There is also a host of policy issues to iron out. For example, planning policies governing fibre roll out often differ between central and local government, and between different local areas; and — despite efforts over a number of years — the business rates payable to local Councils are still much less for copper infrastructure than they are for fibre. In a helpful but temporary fix, the Government is providing 100% business rates relief for new fibre infrastructure for a five year period from 1 April 2017.

These are key issues for public policy. In October, the Parliamentary Internet, Communications and Technology Forum (Pictfor) and All Party Parliamentary Group for Broadband and Digital Communications held a briefing in the House of Commons on 5G and connectivity. In conjunction with the IET, a second joint meeting will be held on 9 May, looking at how regulatory and other initiatives can help the UK become a world leader in 5G.

The technologies have moved on by leaps and bounds since I was doing my market forecasts over thirty years ago. But — today, as then — the policy challenges are large and vital. And they remain fascinating.

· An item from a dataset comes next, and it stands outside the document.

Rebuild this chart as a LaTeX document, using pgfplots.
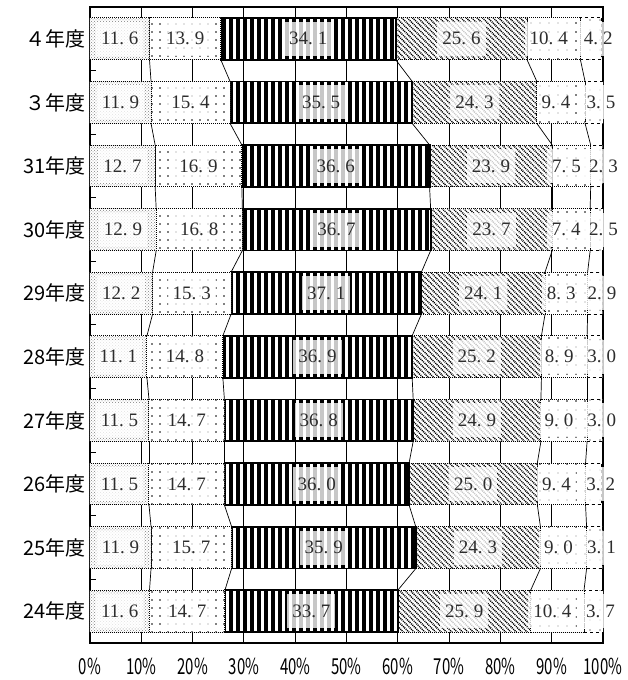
\documentclass[border=0pt]{standalone}
\usepackage{pgfplots}
\usepackage{pgfplotstable}
\pgfplotsset{compat=1.18}
\usepackage{fontspec}
\setmainfont{Liberation Serif}
\newfontfamily\gothic{Noto Sans CJK JP}
\newfontfamily\gothicnarrow[FakeStretch=0.68]{Noto Sans CJK JP}
\usetikzlibrary{patterns,patterns.meta}
\definecolor{labeltext}{RGB}{45,45,45}

% rows from bottom (24年度) to top (４年度)
\pgfplotstableread{
y a b c d e f
0 11.6 14.7 33.7 25.9 10.4 3.7
1 11.9 15.7 35.9 24.3 9.0 3.1
2 11.5 14.7 36.0 25.0 9.4 3.2
3 11.5 14.7 36.8 24.9 9.0 3.0
4 11.1 14.8 36.9 25.2 8.9 3.0
5 12.2 15.3 37.1 24.1 8.3 2.9
6 12.9 16.8 36.7 23.7 7.4 2.5
7 12.7 16.9 36.6 23.9 7.5 2.3
8 11.9 15.4 35.5 24.3 9.4 3.5
9 11.6 13.9 34.1 25.6 10.4 4.2
}\data

% cumulative ends of the segments
\pgfplotstablecreatecol[create col/expr={\thisrow{a}}]{c1}\data
\pgfplotstablecreatecol[create col/expr={\thisrow{c1}+\thisrow{b}}]{c2}\data
\pgfplotstablecreatecol[create col/expr={\thisrow{c2}+\thisrow{c}}]{c3}\data
\pgfplotstablecreatecol[create col/expr={\thisrow{c3}+\thisrow{d}}]{c4}\data
\pgfplotstablecreatecol[create col/expr={\thisrow{c4}+\thisrow{e}}]{c5}\data
\pgfplotstablecreatecol[create col/expr={\thisrow{c5}+\thisrow{f}}]{c6}\data

% value of the next row (bar above), for the series lines
\newcommand\addnext[1]{%
  \pgfplotstablecreatecol[create col/assign/.code={%
      \getnextrow{#1}\nx
      \ifx\nx\empty\getthisrow{#1}\nx\fi
      \pgfkeyslet{/pgfplots/table/create col/next content}\nx}]{n#1}\data}
\addnext{c1}\addnext{c2}\addnext{c3}\addnext{c4}\addnext{c5}

\pgfplotsset{
  frame/.style={scale only axis, width=513pt, height=636pt,
    xmin=0, xmax=100, ymin=-0.5, ymax=9.5},
}
\tikzset{
  labbox/.style={fill=white, fill opacity=0.78, text opacity=0},
  labtext/.style={fill=none, text opacity=1},
}

\newcommand\serline[1]{%
  \addplot[black, line width=0.7pt, quiver={u=\thisrow{n#1}-\thisrow{#1}, v=0.34},
    skip coords between index={9}{10}]
    table[x=#1, y expr=\thisrow{y}+0.33] {\data};}

% #3: labbox (background) or labtext (number); #4: horizontal nudge
\newcommand\seglabel[4]{%
  \addplot[draw=none, mark=none, point meta=explicit,
    nodes near coords={\fontsize{19}{19}\selectfont\pgfmathprintnumber[fixed,fixed zerofill,precision=1,
      dec sep={.\kern0.26em},assume math mode=true]{\pgfplotspointmeta}},
    nodes near coords align=center,
    every node near coord/.append style={anchor=center, text=labeltext,
      inner xsep=5pt, inner ysep=0pt, minimum height=34pt, xshift=#4, #3}]
    table[x expr=\thisrow{#2}-\thisrow{#1}/2, y=y, meta=#1] {\data};}

\newcommand\alllabels[1]{%
  \seglabel{a}{c1}{#1}{0pt}\seglabel{b}{c2}{#1}{0pt}\seglabel{c}{c3}{#1}{0pt}%
  \seglabel{d}{c4}{#1}{0pt}\seglabel{e}{c5}{#1}{-5pt}\seglabel{f}{c6}{#1}{7pt}}

\begin{document}
\begin{tikzpicture}
\path[use as bounding box] (-90pt,-37pt) rectangle (537pt,643pt);
\begin{axis}[name=main, frame, at={(0,0)}, anchor=south west,
  xbar stacked, bar width=0.66,
  axis line style={line width=2pt},
  xtick={0,10,...,100},
  xticklabels={0\%,10\%,20\%,30\%,40\%,50\%,60\%,70\%,80\%,90\%,100\%},
  ytick={0,...,9},
  yticklabels={24年度,25年度,26年度,27年度,28年度,29年度,30年度,31年度,３年度,４年度},
  minor ytick={0.5,1.5,...,8.5},
  major tick length=0pt, minor tick length=6pt,
  every tick/.style={black, line width=1pt},
  ytick pos=left, xtick pos=bottom,
  xmajorgrids, grid style={black, line width=0.9pt},
  yticklabel style={font=\gothic\fontsize{20}{20}\selectfont, xshift=-1pt},
  xticklabel style={font=\gothicnarrow\fontsize{22}{22}\selectfont, yshift=-12pt},
]
\addplot[fill=white, draw=black, line width=1pt, densely dotted,
  postaction={pattern=crosshatch dots, pattern color=gray}]
  table[x=a, y=y] {\data};
\addplot[fill=white, draw=black, line width=1pt, densely dotted,
  postaction={pattern={Dots[distance=8pt, radius=0.9pt]}, pattern color=black}]
  table[x=b, y=y] {\data};
\addplot[fill=white, draw=black, line width=1.8pt,
  postaction={pattern={Lines[angle=90, distance=7pt, line width=3.6pt]}, pattern color=black}]
  table[x=c, y=y] {\data};
\addplot[fill=white, draw=black, line width=1pt, densely dotted,
  postaction={pattern={Lines[angle=-45, distance=3.8pt, line width=1.5pt]}, pattern color=black}]
  table[x=d, y=y] {\data};
\addplot[fill=white, draw=black, line width=1pt, densely dotted,
  postaction={pattern={Dots[distance=9pt, radius=0.8pt]}, pattern color=black}]
  table[x=e, y=y] {\data};
\addplot[fill=white, draw=black, line width=1pt, dashed,
  postaction={pattern={Dots[distance=10pt, radius=0.7pt]}, pattern color=black}]
  table[x=f, y=y] {\data};
\end{axis}

\begin{axis}[frame, at={(0,0)}, anchor=south west, hide axis, clip=false]
\serline{c1}\serline{c2}\serline{c3}\serline{c4}\serline{c5}
\alllabels{labbox}
\alllabels{labtext}
\end{axis}
\end{tikzpicture}
\end{document}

[1] “Broadband Communications: The Commercial Impact” by Stephen Timms, Janet Bunce and Richard Kee, Ovum, 1987

[2] “5G Networks for Policy Makers”, IET, March 2017

Rt Hon Stephen Timms has been Labour Member of Parliament for East Ham since 1994. He served as a Minister from 1998 to 2010. He is a member of the Select Committee on Exiting the European Union, and an officer of the Parliamentary Internet, Communications and Technology Forum (Pictfor).